Contactée le 29 avril, la Société camerounaise de dépôts pétroliers (Scdp) a rassuré que la situation est redevenue normale dans tout le pays. « Le produit est disponible. Il faut seulement que les gens aient un comportement responsable en évitant de faire de gros stocks Certains remplissent des cubitainers entiers. Ce qui est susceptible de créer des perturbations », relève la cellule de Communication.

Chers lubrifiants

Des transporteurs et commerçants craignent que de pareilles situations, si elles ne sont pas maitrisées efficacement, influent sur les prix des transports et des marchandises. Au marché Sandaga de Douala, les commerçants de vivres rassurent néanmoins que les prix sont restés identiques pendant la période de perturbation à la pompe. Ils croisent les doigts. « Les prix des denrées n’ont pas changé à ce jour. Peut-être ça viendra », a fait savoir Jean Mbianji, le président du marché Sandaga. A côté de la rareté du carburant qui a secoué les transporteurs ces dernières semaines, ces derniers se plaignent en outre du coût élevé des produits pétroliers (carburant et lubrifiant).

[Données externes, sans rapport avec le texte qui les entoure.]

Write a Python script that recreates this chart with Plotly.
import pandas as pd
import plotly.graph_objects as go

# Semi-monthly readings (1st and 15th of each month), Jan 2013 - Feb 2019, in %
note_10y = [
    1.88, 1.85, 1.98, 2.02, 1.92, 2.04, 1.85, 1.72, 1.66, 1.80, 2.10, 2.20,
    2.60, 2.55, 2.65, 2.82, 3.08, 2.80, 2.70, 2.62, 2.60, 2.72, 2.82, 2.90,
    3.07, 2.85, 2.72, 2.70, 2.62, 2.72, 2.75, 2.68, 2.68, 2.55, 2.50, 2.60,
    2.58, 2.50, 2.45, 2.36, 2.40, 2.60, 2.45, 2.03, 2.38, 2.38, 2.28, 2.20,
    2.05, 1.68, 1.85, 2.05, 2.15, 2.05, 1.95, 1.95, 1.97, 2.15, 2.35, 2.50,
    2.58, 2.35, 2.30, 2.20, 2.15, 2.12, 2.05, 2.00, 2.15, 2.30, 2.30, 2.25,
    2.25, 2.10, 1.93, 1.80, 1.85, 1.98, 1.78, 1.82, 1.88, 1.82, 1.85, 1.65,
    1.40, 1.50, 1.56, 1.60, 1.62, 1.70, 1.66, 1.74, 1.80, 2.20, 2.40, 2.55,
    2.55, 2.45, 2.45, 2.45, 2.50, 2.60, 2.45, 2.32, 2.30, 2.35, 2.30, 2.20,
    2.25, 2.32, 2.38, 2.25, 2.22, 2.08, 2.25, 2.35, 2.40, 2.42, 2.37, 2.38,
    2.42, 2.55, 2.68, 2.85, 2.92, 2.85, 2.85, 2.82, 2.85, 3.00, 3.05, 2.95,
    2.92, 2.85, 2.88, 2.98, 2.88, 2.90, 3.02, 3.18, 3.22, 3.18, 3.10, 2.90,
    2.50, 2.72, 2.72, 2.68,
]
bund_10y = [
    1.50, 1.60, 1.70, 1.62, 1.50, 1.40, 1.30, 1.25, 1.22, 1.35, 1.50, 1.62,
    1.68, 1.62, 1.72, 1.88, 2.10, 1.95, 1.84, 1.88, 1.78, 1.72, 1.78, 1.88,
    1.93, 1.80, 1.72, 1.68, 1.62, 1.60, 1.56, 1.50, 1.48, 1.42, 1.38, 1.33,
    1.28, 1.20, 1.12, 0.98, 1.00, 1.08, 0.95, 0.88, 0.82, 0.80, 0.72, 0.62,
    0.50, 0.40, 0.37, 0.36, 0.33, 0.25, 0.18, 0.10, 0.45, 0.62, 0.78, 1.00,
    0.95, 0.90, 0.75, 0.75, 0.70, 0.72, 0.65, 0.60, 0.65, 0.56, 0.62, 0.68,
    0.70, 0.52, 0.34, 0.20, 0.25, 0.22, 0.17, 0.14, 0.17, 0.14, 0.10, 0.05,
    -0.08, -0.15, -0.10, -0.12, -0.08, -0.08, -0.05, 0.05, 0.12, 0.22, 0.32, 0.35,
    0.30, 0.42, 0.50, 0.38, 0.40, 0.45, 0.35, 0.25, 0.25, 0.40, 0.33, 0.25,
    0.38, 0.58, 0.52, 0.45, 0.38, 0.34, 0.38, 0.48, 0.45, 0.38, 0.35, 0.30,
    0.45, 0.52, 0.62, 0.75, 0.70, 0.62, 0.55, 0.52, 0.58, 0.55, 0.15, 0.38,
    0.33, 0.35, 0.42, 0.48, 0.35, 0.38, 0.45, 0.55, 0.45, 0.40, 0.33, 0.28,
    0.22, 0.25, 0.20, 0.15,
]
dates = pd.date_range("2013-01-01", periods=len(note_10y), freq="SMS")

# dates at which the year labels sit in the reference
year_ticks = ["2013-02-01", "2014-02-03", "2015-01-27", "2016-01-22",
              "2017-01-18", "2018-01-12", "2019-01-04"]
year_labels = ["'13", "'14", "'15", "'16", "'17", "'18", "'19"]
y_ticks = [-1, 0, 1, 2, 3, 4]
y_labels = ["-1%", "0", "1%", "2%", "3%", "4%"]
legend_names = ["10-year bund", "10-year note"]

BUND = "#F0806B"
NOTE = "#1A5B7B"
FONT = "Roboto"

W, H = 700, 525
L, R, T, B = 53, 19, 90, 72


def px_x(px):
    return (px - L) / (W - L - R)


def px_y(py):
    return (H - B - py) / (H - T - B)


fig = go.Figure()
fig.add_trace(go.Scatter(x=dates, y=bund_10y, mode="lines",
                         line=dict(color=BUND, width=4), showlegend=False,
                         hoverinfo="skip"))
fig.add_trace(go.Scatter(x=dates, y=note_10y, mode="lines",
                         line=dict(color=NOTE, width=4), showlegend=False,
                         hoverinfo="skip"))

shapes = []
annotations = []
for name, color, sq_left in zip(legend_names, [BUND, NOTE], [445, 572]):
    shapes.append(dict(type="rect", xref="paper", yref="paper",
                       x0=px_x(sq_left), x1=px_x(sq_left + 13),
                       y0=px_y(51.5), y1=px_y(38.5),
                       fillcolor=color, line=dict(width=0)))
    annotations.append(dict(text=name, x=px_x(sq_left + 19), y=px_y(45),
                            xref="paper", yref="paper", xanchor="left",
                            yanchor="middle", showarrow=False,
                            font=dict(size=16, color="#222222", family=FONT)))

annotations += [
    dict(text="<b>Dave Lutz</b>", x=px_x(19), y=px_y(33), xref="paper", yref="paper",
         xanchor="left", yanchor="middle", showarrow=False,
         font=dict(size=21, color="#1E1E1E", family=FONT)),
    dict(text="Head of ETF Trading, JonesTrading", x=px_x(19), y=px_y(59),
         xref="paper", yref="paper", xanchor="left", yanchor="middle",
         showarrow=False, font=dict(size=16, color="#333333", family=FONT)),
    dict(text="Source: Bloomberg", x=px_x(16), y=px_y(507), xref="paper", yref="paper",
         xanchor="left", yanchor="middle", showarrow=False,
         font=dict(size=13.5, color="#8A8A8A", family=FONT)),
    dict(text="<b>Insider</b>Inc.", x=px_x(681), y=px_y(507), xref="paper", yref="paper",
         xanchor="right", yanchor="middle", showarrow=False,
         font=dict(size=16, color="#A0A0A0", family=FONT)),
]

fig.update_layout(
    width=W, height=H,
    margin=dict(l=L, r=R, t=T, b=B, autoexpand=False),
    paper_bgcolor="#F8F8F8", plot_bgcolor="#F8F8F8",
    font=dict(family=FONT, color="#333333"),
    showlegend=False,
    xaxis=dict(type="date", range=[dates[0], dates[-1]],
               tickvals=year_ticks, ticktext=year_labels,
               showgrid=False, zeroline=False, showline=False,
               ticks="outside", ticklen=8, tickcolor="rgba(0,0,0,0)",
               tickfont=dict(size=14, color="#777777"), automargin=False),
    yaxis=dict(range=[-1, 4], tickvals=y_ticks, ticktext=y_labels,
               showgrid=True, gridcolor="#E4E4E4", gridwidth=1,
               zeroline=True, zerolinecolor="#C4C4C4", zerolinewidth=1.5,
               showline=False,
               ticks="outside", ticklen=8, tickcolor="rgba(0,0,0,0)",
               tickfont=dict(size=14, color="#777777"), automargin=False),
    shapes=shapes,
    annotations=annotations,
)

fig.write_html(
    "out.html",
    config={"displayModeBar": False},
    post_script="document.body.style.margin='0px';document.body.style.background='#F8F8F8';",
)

Jean Raymond Keumeni, est conducteur d’une ‘’Dina’’. « Je consomme 220 litres de gasoil en aller et retour. Le litre coûte 575 F CFA à la pompe. C’est très cher. Quand c’était à 500 F. Cfa, on s’en sortait encore », décrie le transporteur habitué sur l’axe Douala-Bafoussam. Il plaide pour un prix du litre revu à 550 F. Cfa. Les lubrifiants ne sont pas en reste.

Les transporteurs dénoncent la cherté de ces produits d’entretien. « Les lubrifiants sont très chers. Avant, je vidangeais mon véhicule avec 75 000 F. Cfa. Aujourd’hui, il faut entre 95 000 et 100 000 F. Cfa pour effectuer la vidange. Bocom essaie de maintenir les prix. Mais dans les autres stations-service ce n’est pas le cas. On nous a coupés la tête sur les lubrifiants », déplore un conducteur de camion ‘Dina’’. Il déplore le fait qu’en plus de se plier en quatre pour faire le plein des véhicules, les transporteurs doivent en outre allonger de la monnaie dans les multiples contrôles routiers et ponts bascules. « Je dépense 30 000 F CFA pour les routiers sur un tronçon de moins de 200 km. Bonabéri seul a deux contrôles routiers. Il y a trois contrôles routiers et quatre contrôles de police entre Santchou et Foumbot », se plaint Jean Raymond Keumeni. Ce camionneur qui soutient ne jamais effectuer la vidange avec du lubrifiant « vrac » explique que la cherté du carburant et des lubrifiants impactent sur ses revenus. Il est désormais très difficile à ce transporteur de faire les 100 000 F. Cfa de recettes journalières comme par le passé. Les transporteurs évoquent aussi comme incidence de cette tarification à la pompe, la difficile équation du renouvellement des pièces du véhicule et la difficulté à assurer les charges familiales.